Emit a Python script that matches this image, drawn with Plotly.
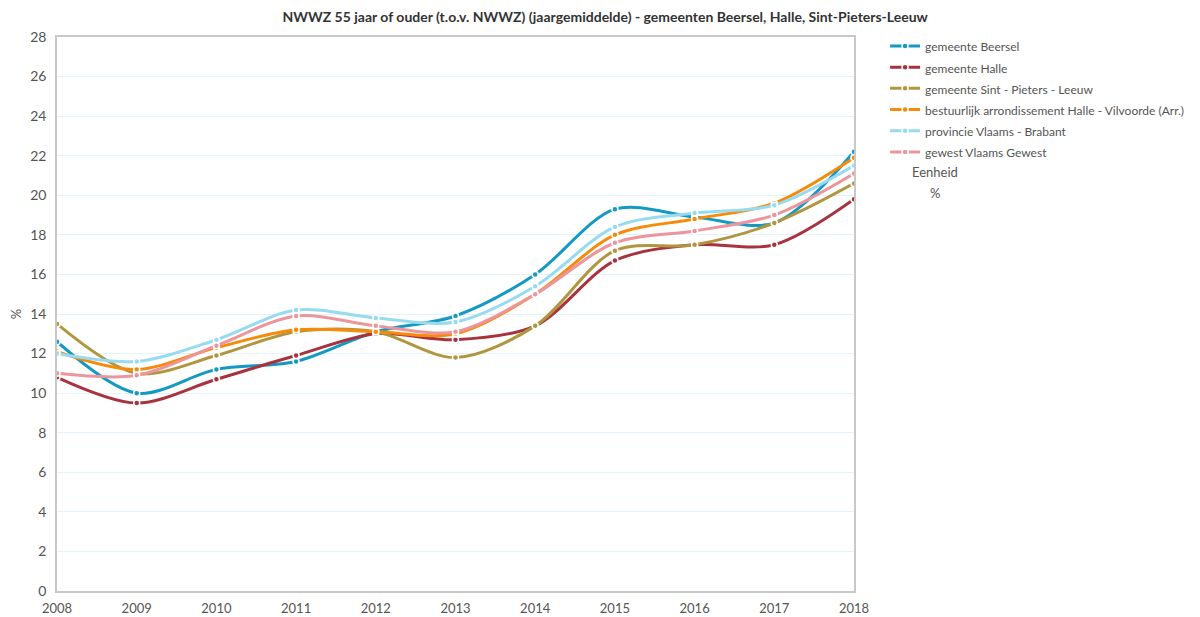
import plotly.graph_objects as go

years = [2008, 2009, 2010, 2011, 2012, 2013, 2014, 2015, 2016, 2017, 2018]

series_names = [
    "gemeente Beersel",
    "gemeente Halle",
    "gemeente Sint - Pieters - Leeuw",
    "bestuurlijk arrondissement Halle - Vilvoorde (Arr.)",
    "provincie Vlaams - Brabant",
    "gewest Vlaams Gewest",
]

beersel = [12.6, 10.0, 11.2, 11.6, 13.1, 13.9, 16.0, 19.3, 18.9, 18.6, 22.2]
halle = [10.8, 9.5, 10.7, 11.9, 13.0, 12.7, 13.4, 16.7, 17.5, 17.5, 19.8]
spl = [13.5, 11.0, 11.9, 13.1, 13.1, 11.8, 13.4, 17.2, 17.5, 18.6, 20.6]
arr = [12.1, 11.2, 12.3, 13.2, 13.1, 13.0, 15.0, 18.0, 18.8, 19.6, 21.9]
brabant = [12.0, 11.6, 12.7, 14.2, 13.8, 13.6, 15.4, 18.4, 19.1, 19.5, 21.5]
gewest = [11.0, 10.9, 12.4, 13.9, 13.4, 13.1, 15.0, 17.6, 18.2, 19.0, 21.1]

values = [beersel, halle, spl, arr, brabant, gewest]
colors = ["#1499c4", "#a8323e", "#b0973f", "#f78b09", "#96dbf0", "#ec959d"]

FONT = "Lato"

fig = go.Figure()
for name, vals, col in zip(series_names, values, colors):
    fig.add_trace(go.Scatter(
        x=years, y=vals, name=f"<span style='font-size:12px'>{name}</span>",
        mode="lines+markers",
        line=dict(color=col, width=3, shape="spline", smoothing=0.9),
        marker=dict(color=col, size=6, line=dict(color="white", width=1.5)),
    ))

# page body adds ~8px offset; figure is sized to fit inside the 1200x617 window
fig.update_layout(
    width=1192, height=609,
    paper_bgcolor="white", plot_bgcolor="white",
    margin=dict(l=49, r=346, t=29, b=26, autoexpand=False),
    font=dict(family=FONT, size=13, color="#555555"),
    title=dict(
        text="NWWZ 55 jaar of ouder (t.o.v. NWWZ) (jaargemiddelde) - gemeenten Beersel, Halle, Sint-Pieters-Leeuw",
        x=0.501, xanchor="center", y=0.985, yanchor="middle",
        font=dict(family=FONT, size=14, color="#333333", weight="bold"),
    ),
    legend=dict(
        x=1.039, y=1.012, xanchor="left", yanchor="top",
        font=dict(family=FONT, size=14, color="#555555"),
        tracegroupgap=0, itemwidth=30,
        bgcolor="rgba(0,0,0,0)",
    ),
    showlegend=True,
)

fig.update_xaxes(
    range=[2008, 2018], tickmode="array", tickvals=years, ticktext=[str(y) for y in years],
    showgrid=False, showline=True, linecolor="#c8c8c8", linewidth=1.5, mirror=True,
    ticks="", zeroline=False, tickfont=dict(size=13, color="#555555"), automargin=False,
    ticklabelstandoff=5,
)
fig.update_yaxes(
    range=[0, 28], dtick=2, showgrid=True, gridcolor="#e3f3fb", gridwidth=1,
    showline=True, linecolor="#c8c8c8", linewidth=1.5, mirror=True,
    ticks="", zeroline=False, ticklabelstandoff=6,
    tickfont=dict(size=14, color="#555555"), automargin=False,
    title=dict(text="%", font=dict(size=13, color="#555555"), standoff=22),
)

fig.add_annotation(xref="paper", yref="paper", x=1.0703, y=0.756, xanchor="left", yanchor="middle",
                   text="Eenheid", showarrow=False, font=dict(size=13, color="#555555"))
fig.add_annotation(xref="paper", yref="paper", x=1.0928, y=0.718, xanchor="left", yanchor="middle",
                   text="%", showarrow=False, font=dict(size=13, color="#555555"))

fig.write_html("out.html")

· · · ·

**Your goal:**
Return only the lines running from the top of the data to the line that holds "2016, 2017, 2018]". Include both of those lines, but skip the pictures.

**Output for this task:**
Emit a Python script that matches this image, drawn with Plotly.
import plotly.graph_objects as go

years = [2008, 2009, 2010, 2011, 2012, 2013, 2014, 2015, 2016, 2017, 2018]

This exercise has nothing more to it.